Desde
cerca das 06h00 da madrugada de hoje que o “Pelé”, um
figurante que deambula habitualmente embriagado pela Baixa, morador
na zona de Tovim, distribuiu gratuitamente pelas ruas estreitas
gritos embrulhados em impropérios e com laçarote de vernáculo puro
e duro dos campos.
Por
volta das 07h00 abasteceu-se num estabelecimento de um pacote de
tinto e batatas fritas para fazer frente à manhã, que, pelo sim,
pelo não, podia apresentar-se tórrida.
Apesar
do “Pelé” ser de constituição rechonchuda, o esforço
físico durante a alvorada tinha sido demasiado e, diz-nos a
sociologia, até os grandes são vencidos pela fadiga. Vai daí o
nosso homem, sentando-se numa esplanada no Largo do Poço, de pés
sujos e com chinelos de enfiar no dedo, camisola com manchas de vinho
a mostrar uma barriga desenvolvida, adormeceu na liturgia dos justos
durante cerca de duas horas. Mas como é normal há sempre um
invejoso que não pode ver um anjo dormir e foi o que
aconteceu. Sabendo-se que nunca se deve acordar um sonâmbulo pelas
consequências imprevisíveis, ali não se tomou atenção à
sabedoria popular. Resultado: o “Péle”, sentindo-se
violentado no seu legítimo descanso, acordou sobressaltado e, como
touro enraivecido, lá mandou uma mesa e umas cadeiras pelo ar. Coisa
pouca, está de ver! Somente um agitar na brisa ligeira de uma rotina
diária numa zona pacata.

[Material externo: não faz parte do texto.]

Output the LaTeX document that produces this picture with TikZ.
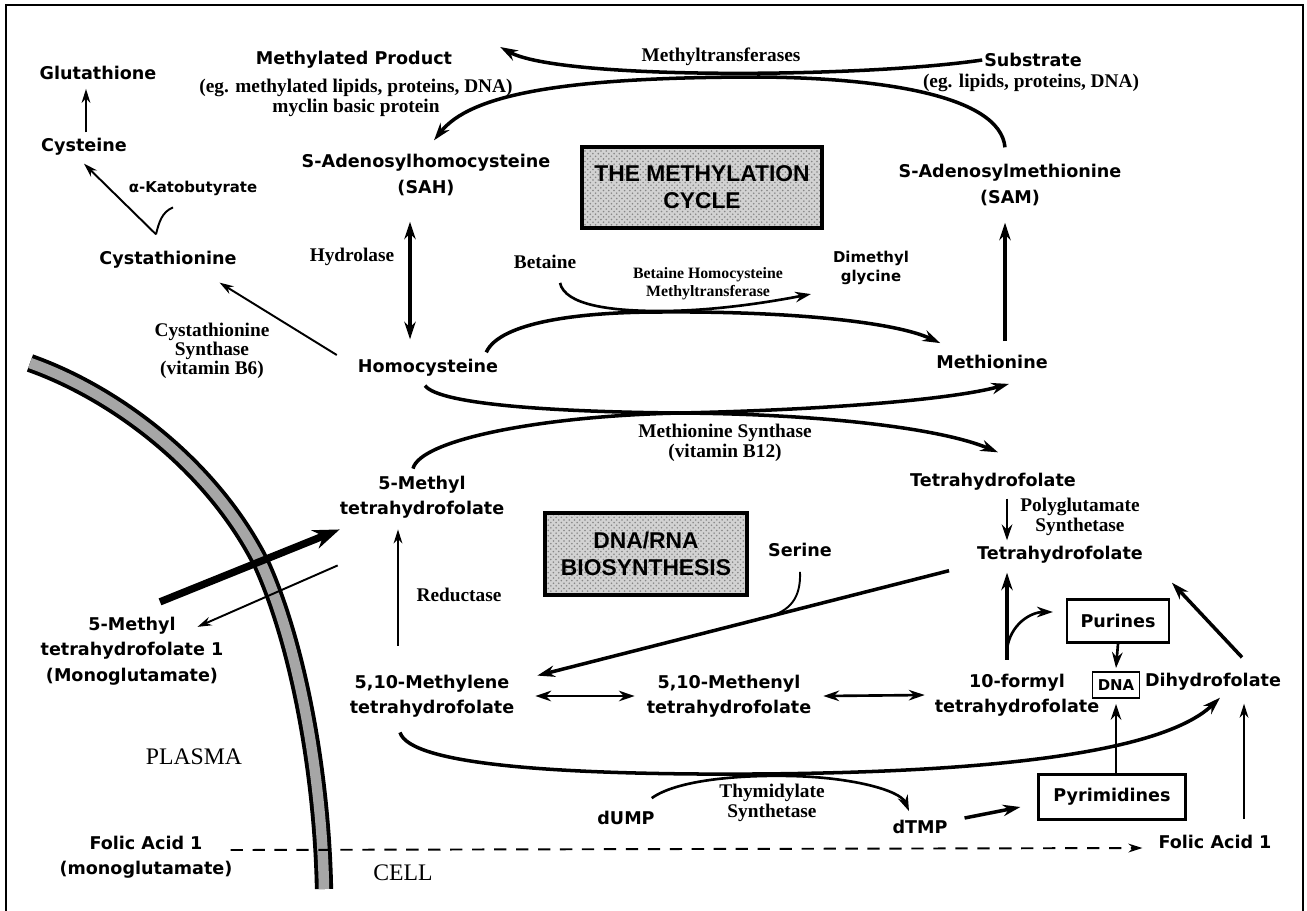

Mas estava dado o mote para a entropia,
desordem de um sistema, e alguém chamou a PSP e o INEM.
Veio
uma ambulância com dois para-médicos e vieram dois agentes, ainda
jovens, pacientes, compreensivos com a má disposição de alguém
que tinha sido importunado no seu repouso, e, especula-se, sobretudo
preocupados com a necessidade última de empregar a força física
-já que que na moldura humana que se formou à volta poderia estar
algum membro da Amnistia Internacional ou, sei lá, um simpatizante
do Bloco de Esquerda e estava o caldo entornado. Para além de
poderem ser acusados de alcoolfobia,
ainda poderiam ser indiciados por violência social contra um pobre e
inocente ébrio.
Durante
cerca de meia-hora, entre os agentes e a pipa ambulante, foram
encetadas negociações ao mais alto nível. O diálogo era
cativante. Enquanto os agentes tentavam convencer o bêbado a mudar
de assento, da cadeira para a maca do INEM e para o conduzirem ao
hospital, este mandava-os para o “caralho” e que se fossem
“foder” que ele só ia se quisesse.
E
nem alguns amigos próximos do barril conseguiam fazê-lo mudar de
ideias. O homem estava bem ciente dos seus direitos de cidadania e,
apesar do elevado grau etílico, parecia aperceber-se das
fragilidades dos cívicos. Ou seja, que ser-se agente policial hoje
não é fácil. Apertados entre um poder político sem direcção, ancorado em ondas que se dividem entre lixar o mexilhão ou a rocha no que toca à segurança interna, entre, alguns,
juízes de tribunais que agem corporativamente e uma colectividade
que só gosta da polícia quando é para resolver questões que lhe diga respeito, adivinha-se para onde caminha a deriva.
Mas
como todas as histórias têm sempre um final, às vezes feliz, esta
correu pelo melhor. Sem ser preciso chamar mais agentes do corpo de
intervenção e mais uma ambulância,
o
“Pelé”, como grande campeão que se preze, esteve à
altura das circunstâncias e só não levou com uma estrondosa salva
de palmas do público porque o ruído poderia acordar os pombos nos
beirais em redor que, como se calcula, passaram uma noite em
sobressalto. Coitadinhos dos animais!